1プランのみ!無駄を完全に削ぎ落とした「TONEモバイル」
TONEモバイルは、TSUTAYAを運営するカルチュア・コンビニエンス・クラブの子会社であるトーンモバイルが提供するサービスです。
なんといっても「1プランのみ」という潔さが際立ちます。ただよく読んでみると、MNPで従来の番号を使う音声simの場合は953円加算、SMS利用は100円加算、高速通信をする場合は1GB当たり300円加算など、普通に他社の音声simと同じように使おうとすると同じかそれ以上の金額がかかってしまいます。とくにデータ通信は、通常時は500〜600Kbps(0.5〜0.6Mbps)固定となり、動画などはまともに見ることはできないでしょう。ただIP電話同士の通信量は無料なので、そこに重点を置く使い方ではかなり便利に運用できるかもしれません。
よって、
・小さな子どもに連絡用として持たせるスマートフォンとして
・現在使っている番号をMNPしたくないが、格安でもう一つ番号がほしい
といったケースなどでは有用でしょう。
LTE使い放題のプレミアムプラン「U-Mobile」
U-Mobileは、有線ラジオ放送大手・USENのMVNOです。
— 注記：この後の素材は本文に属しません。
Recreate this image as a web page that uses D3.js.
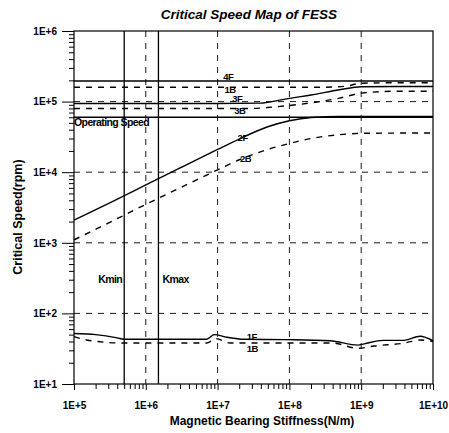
<!DOCTYPE html>
<html>
<head>
<meta charset="utf-8">
<script src="https://cdn.jsdelivr.net/npm/d3@7"></script>
<style>
 body { margin: 0; background: #fff; }
 svg { display: block; font-family: "Liberation Sans", Arial, sans-serif; }
</style>
</head>
<body>
<svg id="chart" width="449" height="433"></svg>
<script>
// tick labels
const xTicks = [1e5, 1e6, 1e7, 1e8, 1e9, 1e10];
const yTicks = [1e1, 1e2, 1e3, 1e4, 1e5, 1e6];

// reference lines
const operatingSpeed = 60000;
const kMin = 5e5;
const kMax = 1.5e6;

// modes: stiffness (N/m) and critical speed (rpm)
const k4F = [1e5, 1e10];
const rpm4F = [196000, 196000];

const k1Bu = [1e5, 1e7, 1e8, 3e8, 6e8, 1e9, 3e9, 1e10];
const rpm1Bu = [160000, 160000, 160000, 160000, 165000, 182000, 185000, 185000];

const k3F = [1e5, 1e7, 4e7, 7e7, 1e8, 2e8, 5e8, 1e9, 3e9, 1e10];
const rpm3F = [94000, 94000, 95000, 104000, 111000, 124000, 147000, 162000, 164000, 164000];

const k3B = [1e5, 1e7, 3e7, 6e7, 1e8, 2e8, 5e8, 1e9, 3e9, 1e10];
const rpm3B = [80000, 80000, 80000, 84000, 88000, 96000, 112000, 132000, 140000, 140000];

const k2F = [1e5, 3e5, 1e6, 3e6, 1e7, 2e7, 5e7, 1e8, 2e8, 5e8, 1e9, 1e10];
const rpm2F = [2100, 3600, 6600, 11500, 21000, 29500, 44000, 53500, 59500, 61500, 61500, 61500];

const k2B = [1e5, 3e5, 1e6, 3e6, 1e7, 2e7, 5e7, 1e8, 2e8, 5e8, 1e9, 1e10];
const rpm2B = [1100, 1900, 3500, 6000, 10800, 15000, 21000, 25500, 30000, 34000, 35500, 36000];

const k1F = [1e5, 2e5, 4e5, 5e5, 7e6, 9e6, 1.35e7, 2.3e7, 9e7, 3.7e8, 9e8, 1.1e9, 2e9, 3.8e9, 6.6e9, 1e10];
const rpm1F = [52, 50, 45, 43, 43, 50, 46, 43, 42.5, 41, 35.5, 37, 41.5, 41.5, 47.5, 41];

const k1B = [1e5, 1.5e5, 5e5, 7e6, 9.5e6, 1.5e7, 1e8, 4e8, 9e8, 1.5e9, 4e9, 6.6e9, 1e10];
const rpm1B = [47, 42, 38, 38, 44, 38, 38, 38, 32, 34.5, 38, 42, 40];

const modes = [
 { k: k4F, rpm: rpm4F, dash: null },
 { k: k1Bu, rpm: rpm1Bu, dash: "6,6" },
 { k: k3F, rpm: rpm3F, dash: null },
 { k: k3B, rpm: rpm3B, dash: "6,6" },
 { k: k2F, rpm: rpm2F, dash: null },
 { k: k2B, rpm: rpm2B, dash: "6,6" },
 { k: k1F, rpm: rpm1F, dash: null },
 { k: k1B, rpm: rpm1B, dash: "6,6" }
];

const modeLabels = [
 { text: "4F", k: 1.2e7, rpm: 203000 },
 { text: "1B", k: 1.25e7, rpm: 133000 },
 { text: "3F", k: 1.6e7, rpm: 98000 },
 { text: "3B", k: 1.7e7, rpm: 67000 },
 { text: "2F", k: 1.9e7, rpm: 27500 },
 { text: "2B", k: 2.05e7, rpm: 13900 },
 { text: "1F", k: 2.55e7, rpm: 42 },
 { text: "1B", k: 2.55e7, rpm: 28.5 }
];

const svg = d3.select("#chart");
const margin = { left: 74, right: 16, top: 31, bottom: 49 };
const W = 449, H = 433;

const x = d3.scaleLog().domain([1e5, 1e10]).range([margin.left, W - margin.right]);
const y = d3.scaleLog().domain([1e1, 1e6]).range([H - margin.bottom, margin.top]);

const fmt = d => "1E+" + Math.round(Math.log10(d));

// minor ticks 2..9 of each decade
const minors = (lo, hi) => {
 const out = [];
 for (let e = lo; e < hi; e++) for (let m = 2; m <= 9; m++) out.push(m * Math.pow(10, e));
 return out;
};

// grid
const grid = svg.append("g").attr("stroke", "#000").attr("stroke-width", 0.9)
 .attr("stroke-dasharray", "6,6");
grid.selectAll(".gx").data(xTicks.slice(1, -1)).join("line")
 .attr("x1", d => x(d)).attr("x2", d => x(d))
 .attr("y1", y.range()[1]).attr("y2", y.range()[0]);
grid.selectAll(".gy").data(yTicks.slice(1, -1)).join("line")
 .attr("x1", x.range()[0]).attr("x2", x.range()[1])
 .attr("y1", d => y(d)).attr("y2", d => y(d));

// frame
svg.append("rect")
 .attr("x", x.range()[0]).attr("y", y.range()[1])
 .attr("width", x.range()[1] - x.range()[0]).attr("height", y.range()[0] - y.range()[1])
 .attr("fill", "none").attr("stroke", "#000").attr("stroke-width", 1.2);

// axes
const xAxis = svg.append("g").attr("transform", `translate(0,${y.range()[0]})`);
xAxis.call(d3.axisBottom(x).tickValues(minors(5, 10)).tickFormat("").tickSize(5).tickSizeOuter(0));
xAxis.append("g").call(d3.axisBottom(x).tickValues(xTicks).tickFormat(fmt).tickSize(6).tickPadding(12).tickSizeOuter(0));
xAxis.selectAll(".domain").remove();
xAxis.selectAll("line").attr("stroke", "#000");

const yAxis = svg.append("g").attr("transform", `translate(${x.range()[0]},0)`);
yAxis.call(d3.axisLeft(y).tickValues(minors(1, 6)).tickFormat("").tickSize(5).tickSizeOuter(0));
yAxis.append("g").call(d3.axisLeft(y).tickValues(yTicks).tickFormat(fmt).tickSize(12).tickPadding(5).tickSizeOuter(0));
yAxis.selectAll(".domain").remove();
yAxis.selectAll("line").attr("stroke", "#000");

svg.selectAll(".tick text")
 .attr("font-family", "Liberation Sans, Arial, sans-serif")
 .attr("font-size", 10).attr("font-weight", "bold").attr("fill", "#000");

// operating speed and stiffness limits
svg.append("line")
 .attr("x1", x.range()[0]).attr("x2", x.range()[1])
 .attr("y1", y(operatingSpeed)).attr("y2", y(operatingSpeed))
 .attr("stroke", "#000").attr("stroke-width", 1.7);
svg.selectAll(".klim").data([kMin, kMax]).join("line")
 .attr("x1", d => x(d)).attr("x2", d => x(d))
 .attr("y1", y.range()[1]).attr("y2", y.range()[0])
 .attr("stroke", "#000").attr("stroke-width", 1.3);

// mode curves
const line = d3.line().x(d => x(d[0])).y(d => y(d[1])).curve(d3.curveMonotoneX);
svg.selectAll(".mode").data(modes).join("path")
 .attr("d", m => line(m.k.map((v, i) => [v, m.rpm[i]])))
 .attr("fill", "none").attr("stroke", "#000").attr("stroke-width", 1.4)
 .attr("stroke-dasharray", m => m.dash);

// labels
const lbl = svg.append("g").attr("font-weight", "bold").attr("fill", "#000");
lbl.selectAll("text").data(modeLabels).join("text")
 .attr("x", d => x(d.k)).attr("y", d => y(d.rpm))
 .attr("font-size", 9.5).attr("letter-spacing", -0.5)
 .text(d => d.text);

lbl.append("text").attr("x", x.range()[0]).attr("y", y(operatingSpeed) + 9)
 .attr("font-size", 10.5).attr("letter-spacing", -0.6).text("Operating Speed");
lbl.append("text").attr("x", x(kMin) - 26).attr("y", y(300) + 3)
 .attr("font-size", 10.5).attr("letter-spacing", -0.6).text("Kmin");
lbl.append("text").attr("x", x(kMax) + 4).attr("y", y(300) + 3)
 .attr("font-size", 10.5).attr("letter-spacing", -0.6).text("Kmax");

// titles
svg.append("text").attr("x", 249).attr("y", 19).attr("text-anchor", "middle")
 .attr("font-size", 13.5).attr("font-weight", "bold").attr("font-style", "italic")
 .text("Critical Speed Map of FESS");
svg.append("text").attr("x", 262).attr("y", 425).attr("text-anchor", "middle")
 .attr("font-size", 12).attr("font-weight", "bold")
 .text("Magnetic Bearing Stiffness(N/m)");
svg.append("text").attr("transform", "translate(22,217) rotate(-90)").attr("text-anchor", "middle")
 .attr("font-size", 12.5).attr("font-weight", "bold")
 .text("Critical Speed(rpm)");
</script>
</body>
</html>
サイトの作りが不親切で、オプションや条件などが分かりにくいので、いざ契約しようと思うと面食らってしまいます。
通常のプランの場合は特筆すべき点もなく、余ったパケットの繰越も出来ないため、あえてここを選ぶ必要性は感じられません。
パット見で魅力的に見えるのは、LTE通信が使い放題になる「U-Mobile Premium」でしょうか。
ただこちら、LTE使い放題とはいったものの、3日間の通信制限が設定されており、なおかつ具体的な速度制限までの通信量をU-Mobile側が公表していないため不透明感が漂っています。
さらに、プレミアムと謳いつつも通話料金を割り引くサービスやIP電話などはないため、音声通話に関しては他社同様20円/30秒かかります。
正直にいって、今の状況ではDTI simのネット使い放題・でんわかけ放題に劣っているため、あえてU-Mobileを使う必要はないでしょう。
最後に
今回、私が格安simを契約するにあたって、前もって調べたことを表でまとめ、細かい部分については長々と羅列してみましたが、いかがでしたでしょうか。
ただ、家電量販店の店員にオススメされるがままに契約するよりかは、自分で幾らか調べた上で自分にあったプランを見つけ出し、納得して使い続けるほうが幸せだと思います。MNPでMVNOに移る場合でも、キャリアの2年縛りに比べて短期間(5ヶ月〜12ヶ月)ながら解約・転出で違約金を請求される期間は発生しますので、一度契約をしてしまうとおいそれとやめるわけにいきません。
格安simだからどこも同じだとは考えず、自分で各サイトを見てしっかりと比較検討していくことが上手に格安simと付き合っていくための第一歩なのではないでしょうか。